Because our professional careers as archaeologists and faculty focus on writing as a benchmark of academic proficiency, each module includes two assignments, which are written (there are no traditional exams). At the post-graduate level, the written assignments are usually 3,000 words mid-course and 5,000 words at the end of the course. There is a tutor assigned to each module that you can email with should you have any questions or problems during the course as well as to converse about the assignments prior to turning them in. You can also arrange phone appointments with your tutor. So far all my tutors have been full-time faculty holding Ph.D.s (no TAs). Their feedback on assignments has been detailed and helpful.

I have not noticed any issues with the time difference. Normally, I email and receive a reply within 24-48 hours. There are no online discussions required, so you don't need to worry about the time difference there, although there is an online discussion forum available. The activity on the forums is pretty light.

The best way to view this is that it is a guided self-study program, more or less an individual study with tutor support. The quality of the faculty and staff at Leicester are top rate (take a look at their bios on the department website here:

I am very pleased with the quality of the program so far and the flexibility that it provides to continuing my education. If you are looking for more of a classroom or traditional online experience then I would say this isn't a good fit. There is one module that is a study tour where you do spend two weeks in locations in the Mediterranean with staff and other students.

Hope this was helpful and if you have further questions, don't hesitate to ask or contact the distance learning coordinator at:


Post ID#20437 - replied 2/15/2014 3:41 PM


By the way, I forgot to say that I am in the US too. US English is acceptable for the assignments, so you don't need to worry about spelling.

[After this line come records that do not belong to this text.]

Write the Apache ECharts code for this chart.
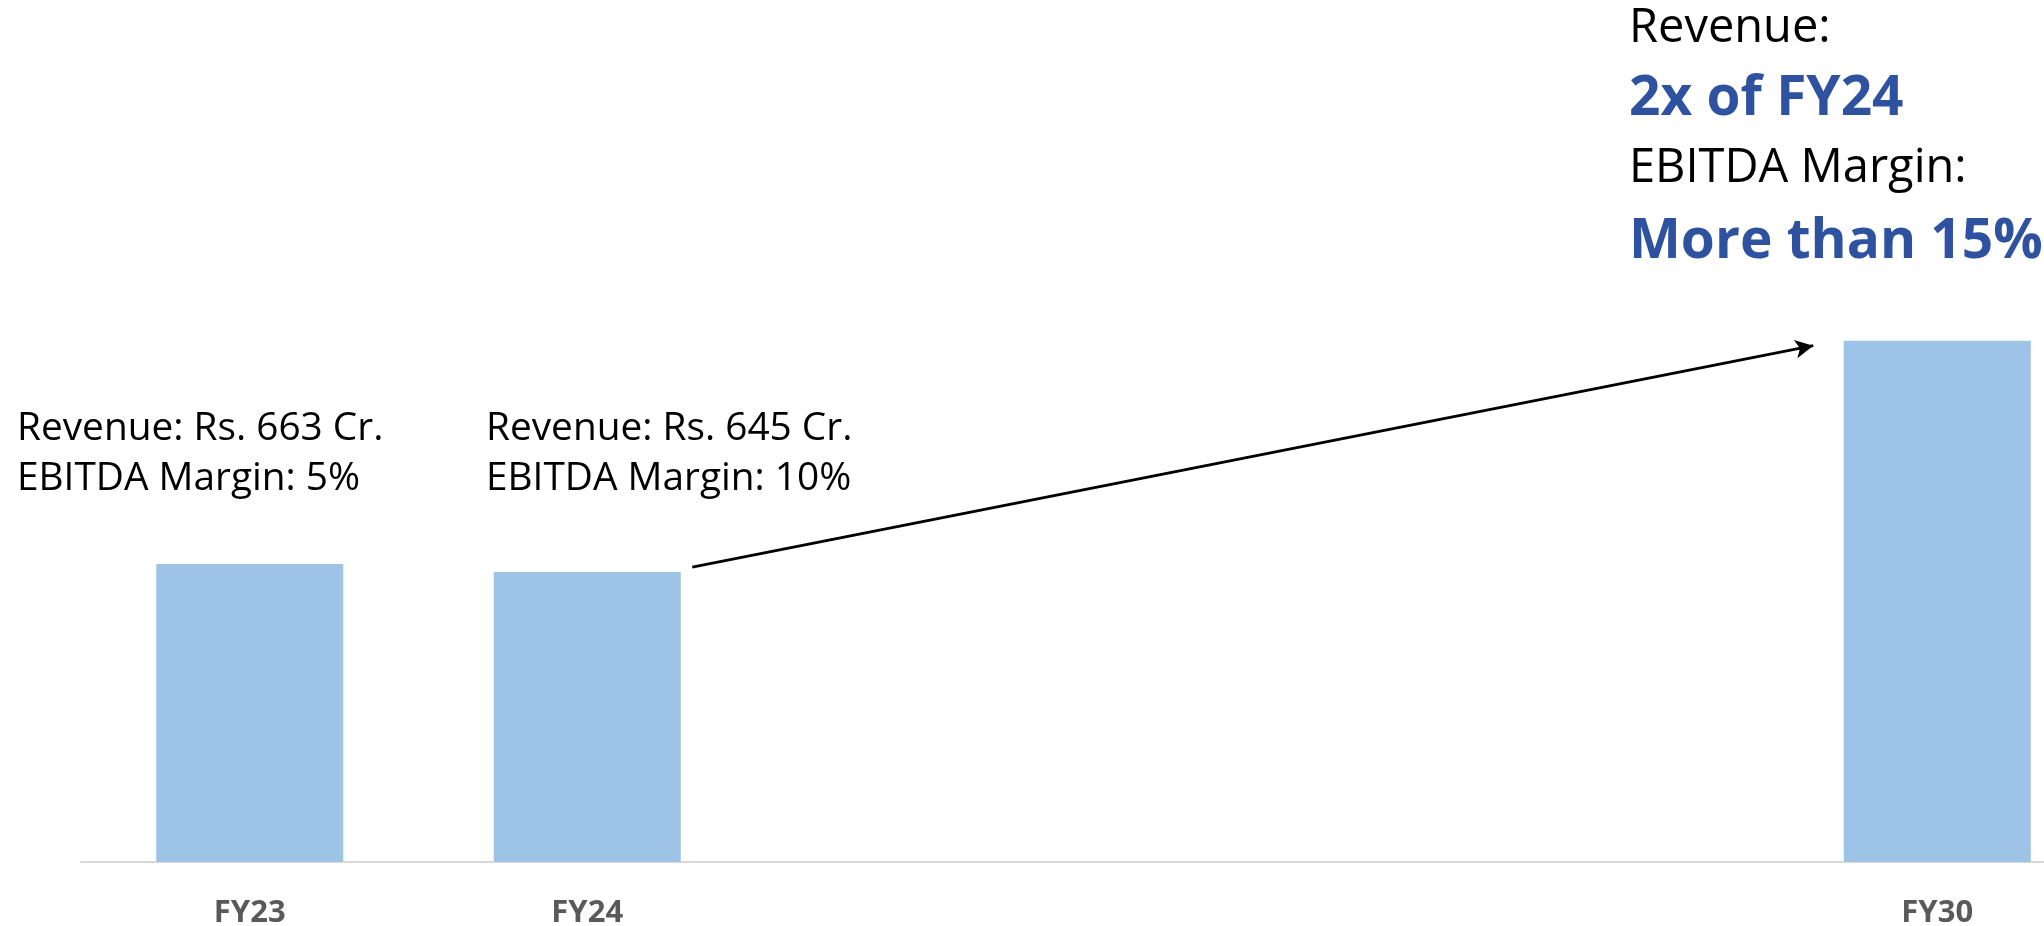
<!DOCTYPE html>
<html><head><meta charset="utf-8">
<script src="https://cdn.jsdelivr.net/npm/echarts@6/dist/echarts.min.js"></script>
<style>html,body{margin:0;padding:0;background:#fff}#c{width:2044px;height:926px}</style>
</head><body><div id="c"></div>
<script>
// ---- data ----
const categories = ['FY23', 'FY24', ' ', '  ', '   ', 'FY30'];
const revenue = [663, 645, null, null, null, 1160];
const ebitdaMargin = ['5%', '10%'];
const targetRevenue = '2x of FY24';
const targetMargin = 'More than 15%';

const FONT = 'Open Sans';
const BLUE = '#2F52A0';

const chart = echarts.init(document.getElementById('c'), null, {renderer: 'canvas'});

const leftBlockX = [17, 486];
const graphics = [];
for (let i = 0; i < 2; i++) {
  graphics.push({
    type: 'text', left: leftBlockX[i], top: 404, silent: true,
    style: {
      text: 'Revenue: Rs. ' + revenue[i] + ' Cr.\nEBITDA Margin: ' + ebitdaMargin[i],
      font: '38.8px "' + FONT + '"', fill: '#000', lineHeight: 50
    }
  });
}
const trLines = [
  {t: 'Revenue:', y: 29, bold: false},
  {t: targetRevenue, y: 99, bold: true},
  {t: 'EBITDA Margin:', y: 169, bold: false},
  {t: targetMargin, y: 242, bold: true}
];
trLines.forEach(l => {
  graphics.push({
    type: 'text', x: 1629, y: l.y, silent: true,
    style: {
      text: l.t,
      font: (l.bold ? 'bold 55px "' : '47px "') + FONT + '"',
      fill: l.bold ? BLUE : '#000',
      textVerticalAlign: 'middle', verticalAlign: 'middle'
    }
  });
});

chart.setOption({
  animation: false,
  backgroundColor: '#fff',
  grid: {left: 81, right: -62, top: 53, bottom: 64, outerBoundsMode: 'none', containLabel: false},
  xAxis: {
    type: 'category', data: categories,
    axisLine: {lineStyle: {color: '#D9D9D9', width: 2}},
    axisTick: {show: false},
    axisLabel: {color: '#595959', fontWeight: 'bold', fontSize: 31, fontFamily: FONT, margin: 36, interval: 0}
  },
  yAxis: {type: 'value', min: 0, max: 1800, show: false},
  series: [{
    type: 'bar', data: revenue, barWidth: 187,
    itemStyle: {color: '#9DC3E6'}
  }],
  graphic: graphics
});

const p1 = chart.convertToPixel({gridIndex: 0}, [1, revenue[1]]);
const p2 = chart.convertToPixel({gridIndex: 0}, [5, revenue[5]]);
chart.setOption({
  series: [{
    markLine: {
      silent: true, animation: false,
      symbol: ['none', 'arrow'], symbolSize: [14, 18],
      lineStyle: {color: '#000', width: 3, type: 'solid'},
      label: {show: false},
      emphasis: {disabled: true},
      data: [[{x: p1[0] + 105, y: p1[1] - 5}, {x: p2[0] - 124, y: p2[1] + 5}]]
    }
  }]
});
</script>
</body></html>
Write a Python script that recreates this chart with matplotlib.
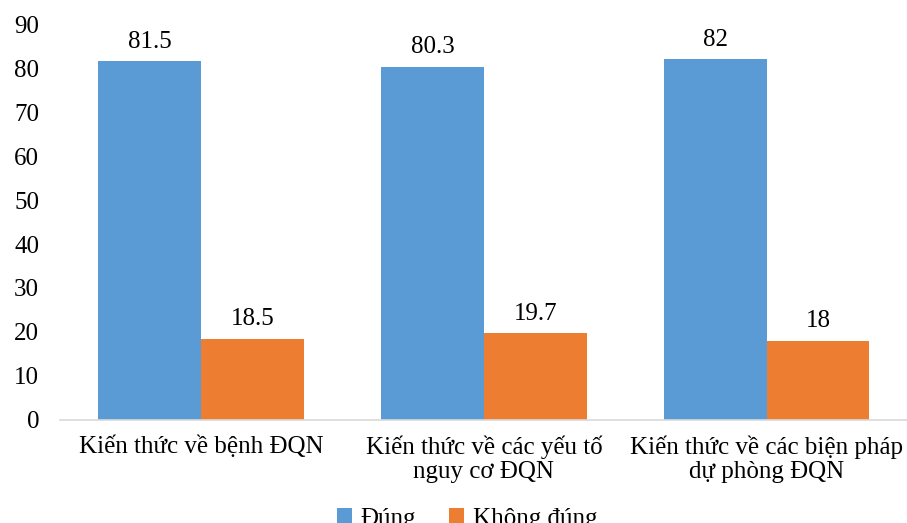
import numpy as np
import matplotlib.pyplot as plt

plt.rcParams['font.family'] = ['Liberation Serif', 'DejaVu Serif']

categories = ["Kiến thức về bệnh ĐQN",
              "Kiến thức về các yếu tố\nnguy cơ ĐQN",
              "Kiến thức về các biện pháp\ndự phòng ĐQN"]
dung = [81.5, 80.3, 82]
khong_dung = [18.5, 19.7, 18]

fig = plt.figure(figsize=(9.07, 5.23), dpi=100)
ax = fig.add_axes([0.066, 0.197, 0.935, 0.757])

x = np.arange(len(categories))
w = 0.364
b1 = ax.bar(x - w/2, dung, w, color='#5B9BD5', label='Đúng')
b2 = ax.bar(x + w/2, khong_dung, w, color='#ED7D31', label='Không đúng')
ax.bar_label(b1, labels=['81.5', '80.3', '82'], padding=6, fontsize=18)
ax.bar_label(b2, labels=['18.5', '19.7', '18'], padding=6, fontsize=18)

ax.set_xlim(-0.5, 2.5)
ax.set_ylim(0, 90)
ax.set_yticks(range(0, 91, 10))
ax.set_xticks(x)
ax.set_xticklabels(categories, fontsize=18, linespacing=1.15)
ax.tick_params(axis='y', labelsize=18, length=0, pad=15)
ax.tick_params(axis='x', length=0, pad=11)
for s in ['top', 'right', 'left']:
    ax.spines[s].set_visible(False)
ax.spines['bottom'].set_color('#D9D9D9')
ax.spines['bottom'].set_linewidth(1.2)

# legend sits at the very bottom, partly cut off as in the original
fig.legend(loc='center', bbox_to_anchor=(0.515, 0.008), ncol=2, frameon=False,
           fontsize=18, handlelength=0.6, handleheight=0.6, columnspacing=1.3,
           handletextpad=0.35)

fig.savefig('out.png', dpi=100)
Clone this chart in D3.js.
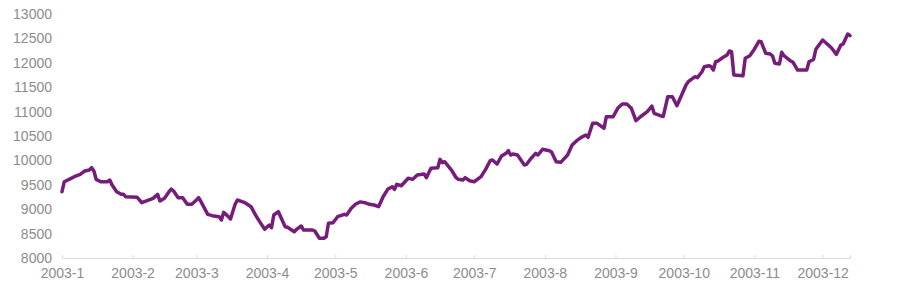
<!DOCTYPE html>
<html>
<head>
<meta charset="utf-8">
<script src="https://cdn.jsdelivr.net/npm/d3@7"></script>
<style>
  body { margin: 0; background: #fff; }
  svg { display: block; font-family: "Liberation Sans", Arial, sans-serif; }
</style>
</head>
<body>
<svg></svg>
<script>
// index values (daily-ish close), 2003
const dates = [
  "2003-01-01","2003-01-02","2003-01-05","2003-01-07","2003-01-09","2003-01-11","2003-01-13","2003-01-14","2003-01-15","2003-01-16",
  "2003-01-18","2003-01-21","2003-01-22","2003-01-23","2003-01-25","2003-01-27","2003-01-28","2003-01-29","2003-02-03","2003-02-05",
  "2003-02-08","2003-02-10","2003-02-12","2003-02-13","2003-02-15","2003-02-17","2003-02-18","2003-02-19","2003-02-21","2003-02-23",
  "2003-02-25","2003-02-27","2003-03-01","2003-03-02","2003-03-03","2003-03-06","2003-03-08","2003-03-11","2003-03-12","2003-03-13",
  "2003-03-14","2003-03-16","2003-03-18","2003-03-19","2003-03-22","2003-03-25","2003-03-27","2003-03-29","2003-03-31","2003-04-02",
  "2003-04-03","2003-04-04","2003-04-06","2003-04-09","2003-04-10","2003-04-13","2003-04-14","2003-04-16","2003-04-17","2003-04-21",
  "2003-04-22","2003-04-24","2003-04-26","2003-04-27","2003-04-28","2003-04-30","2003-05-02","2003-05-05","2003-05-06","2003-05-08",
  "2003-05-10","2003-05-12","2003-05-14","2003-05-16","2003-05-18","2003-05-20","2003-05-22","2003-05-24","2003-05-26","2003-05-27",
  "2003-05-28","2003-05-30","2003-06-02","2003-06-04","2003-06-06","2003-06-09","2003-06-10","2003-06-12","2003-06-15","2003-06-16",
  "2003-06-17","2003-06-18","2003-06-21","2003-06-23","2003-06-24","2003-06-26","2003-06-27","2003-06-29","2003-07-01","2003-07-04",
  "2003-07-06","2003-07-08","2003-07-09","2003-07-11","2003-07-13","2003-07-15","2003-07-16","2003-07-17","2003-07-18","2003-07-20",
  "2003-07-23","2003-07-24","2003-07-26","2003-07-28","2003-07-29","2003-07-31","2003-08-03","2003-08-04","2003-08-06","2003-08-08",
  "2003-08-11","2003-08-13","2003-08-15","2003-08-17","2003-08-19","2003-08-20","2003-08-22","2003-08-24","2003-08-27","2003-08-28",
  "2003-08-31","2003-09-02","2003-09-04","2003-09-06","2003-09-08","2003-09-10","2003-09-12","2003-09-15","2003-09-17","2003-09-18",
  "2003-09-21","2003-09-22","2003-09-24","2003-09-26","2003-09-28","2003-10-02","2003-10-03","2003-10-06","2003-10-07","2003-10-09",
  "2003-10-10","2003-10-12","2003-10-13","2003-10-14","2003-10-15","2003-10-16","2003-10-18","2003-10-20","2003-10-21","2003-10-22",
  "2003-10-23","2003-10-27","2003-10-28","2003-10-30","2003-11-01","2003-11-03","2003-11-04","2003-11-06","2003-11-08","2003-11-09",
  "2003-11-10","2003-11-12","2003-11-13","2003-11-14","2003-11-17","2003-11-18","2003-11-20","2003-11-24","2003-11-25","2003-11-27",
  "2003-11-28","2003-12-01","2003-12-03","2003-12-05","2003-12-07","2003-12-09","2003-12-10","2003-12-12","2003-12-13"
];
const values = [
  9358,9563,9633,9680,9715,9783,9803,9850,9783,9612,
  9563,9563,9598,9496,9358,9305,9305,9256,9244,9133,
  9188,9223,9305,9168,9223,9358,9414,9373,9236,9236,
  9100,9100,9188,9236,9154,8895,8867,8846,8779,8936,
  8895,8799,9100,9188,9141,9051,8880,8730,8588,8676,
  8621,8881,8949,8641,8629,8539,8588,8656,8574,8574,
  8553,8404,8404,8436,8711,8723,8846,8895,8881,9018,
  9106,9150,9133,9100,9086,9051,9256,9407,9461,9407,
  9510,9481,9633,9612,9701,9721,9646,9838,9851,10022,
  9953,9973,9803,9650,9612,9598,9646,9584,9563,9666,
  9817,9994,10008,9926,10090,10145,10199,10110,10131,10110,
  9906,9920,10043,10145,10110,10227,10199,10166,9973,9960,
  10110,10315,10404,10473,10520,10473,10760,10760,10658,10895,
  10895,11067,11155,11155,11067,10813,10895,10998,11114,10965,
  10910,10900,11305,11305,11121,11545,11613,11715,11695,11817,
  11920,11940,11920,11852,12022,12036,12104,12159,12241,12227,
  11750,11735,12092,12145,12280,12440,12430,12194,12180,12139,
  11989,11975,12215,12145,12036,12010,11852,11852,12022,12071,
  12276,12467,12385,12297,12173,12364,12385,12590,12555
];
const yTicks = [8000, 8500, 9000, 9500, 10000, 10500, 11000, 11500, 12000, 12500, 13000];

const w = 906, h = 284;
const margin = { top: 14, right: 56, bottom: 26, left: 62 };

const parse = d3.timeParse("%Y-%m-%d");
const data = dates.map((d, i) => ({ date: parse(d), value: values[i] }));

const svg = d3.select("svg").attr("width", w).attr("height", h);

const x = d3.scaleTime()
  .domain(d3.extent(data, d => d.date))
  .range([margin.left, w - margin.right]);
const y = d3.scaleLinear()
  .domain([8000, 13000])
  .range([h - margin.bottom, margin.top]);

// y axis: labels only
const gy = svg.append("g")
  .attr("transform", `translate(${margin.left},0)`)
  .call(d3.axisLeft(y).tickValues(yTicks).tickSize(0).tickPadding(10).tickFormat(d3.format("d")));
gy.select(".domain").remove();
gy.selectAll("text").attr("fill", "#8c8c8c").style("font-size", "14px");

// x axis
const months = d3.timeMonth.range(new Date(2003, 0, 1), new Date(2003, 11, 2));
const gx = svg.append("g")
  .attr("transform", `translate(0,${h - margin.bottom})`)
  .call(d3.axisBottom(x).tickValues(months).tickSize(-3).tickPadding(10)
    .tickFormat(d3.timeFormat("%Y-%-m")));
gx.select(".domain").attr("stroke", "#dcdcdc");
gx.selectAll(".tick line").attr("stroke", "#dcdcdc");
gx.selectAll("text").attr("fill", "#8c8c8c").style("font-size", "14px");

const line = d3.line()
  .x(d => x(d.date))
  .y(d => y(d.value));

svg.append("path")
  .datum(data)
  .attr("fill", "none")
  .attr("stroke", "#761d7c")
  .attr("stroke-width", 3.5)
  .attr("stroke-linejoin", "round")
  .attr("stroke-linecap", "round")
  .attr("d", line);
</script>
</body>
</html>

The only thing that will be different is the grading system. It's numerical and not letter grade, and quite different from the US. For example a 70+ is basically an A with 60-69 being the equivalent of a B. You can google search to get lots of tables from different schools that translate US and UK university grading systems.

Post ID#20554 - replied 9/8/2014 11:50 PM


One thing that hasn't been mentioned yet on this thread is leave of absence. In the MA program, you are allowed to take a total of 12 months leave and this can be broken up in to 4 month blocks as the classes always start in February, June, and October. You just have to finish the particular module that you are in and cannot take a leave in the middle of the module. Also, the maximum time limit for the entire program is 4 years.

One thing that I have seen some people ask on these forums is whether the MA program is accepted for employment here in the U.S. I can tell you that the first thing I did before I even applied for this program is that I called the RPA in Baltimore, MD and asked them about whether they accept a degree from this school towards qualifying for the RPA license/certification. They said that they have about 12 people per year that apply with a degree from that institution and that they are already familiar with the program and that it is fully accepted. Furthermore, the RPA does not require a copy of your entire thesis but only requests the table of contents.

Post ID#20582 - replied 11/6/2014 3:24 PM


I have been lurking on the site for a while and reading all of the info I can regarding the University of Leicester.  I would really like any feedback on this potential course of action I am going to embark on.

First, I am employed full time within the federal government and my pursuits will not be relied on for supporting my family.  Also, my current career has nothing to do with archaeology and I am in Colorado.

I have also never attended college and have close to 20 years in my current profession. I have always been very interested in archaeology and would like to pursue formal education and attend field schools to participate in mostly a volunteer capacity in future field work.

I am leaning towards the University of Leicester undergraduate distance education program with the plan to attend field schools one or two times a year until the degree is completed.  At which point I may pursue the MA and continue with the field schools a couple times a year.

Eventually once my education is done I would like to participate on digs and further research as my time allows and possibly work as a full time volunteer when my time in the government is done.

Does this sound feasible?  Should I look for a US based online undergrad program? Any thoughts or ideas on this plan would be greatly appreciated. I am looking at starting the undergrad program this Spring and becoming part of the archaeology community.

Thanks, Adam

Post ID#20585 - replied 11/21/2014 12:54 PM


Hi Adam.

Apologies to the OP if this constitutes "thread-jacking," but I thought that I would take a quick second to respond to this.

First, let me say that if you're interested in volunteering in archaeology you can already do that without any education in archaeology. There are a number of programmes out there that support volunteer participation, though many of them are donation-based, i.e., you pay money. At the very least it might be sufficient to further wet your appetite.

Second, on the volunteer and education front, have you looked into archaeology societies that may be present in your state? For example, in the state that I currently live you can check out the Archaeology Society of Virginia (ASV). In some cases the practical education you can receive in accreditation through such programs can rival and surpass the more generalised education that one might receive in a traditional college/university programme for anthropology/archaeology. 

Third, don't forget about online education tools. While MOOCs can sometimes be a bit difficult to motivate yourself for, especially the asynchronous ones, they can be a great way of dipping your feet into the archaeological world. Just without the mud.

With that off my chest, to answer your question what you're suggesting is entirely feasible and, more, entirely reasonable as you're not looking into adopting a career in archaeology. (As Paul Bahn suggests: "Archaeology: a career in ruins from the start.") With the career-seeking aspect out of the way many of the traditional arguments against distance-based learning, and a UK-based education for a US-resident, tend to fall by the wayside. Here more mundane matters such as how much out of pocket you're going to be might come to the fore, in which case UoLeicester is quite appealing. 

Advantages for the UoLeicester degree over an American-based DL course include but are not limited to:
  • Cheap. The cost of a BA is quite reasonable, all things said and done, and broken up into manageable chunks (~$1,500 per installment, ~$21,000 total).
  • Course materials. As far as I know, Leicester sends out core reading materials.
  • Focused. If you're interested primarily in archaeology, the UoL course might make more sense than taking a traditional four-field American degree where you're splitting it between cultural, linguistic, and physical anthro.
I maybe a little biased, though. Leicester is where I received my BSc. from those many moons ago and I've worked with a number of the people there. My wife also received her MA in Museum Studies by DL from there.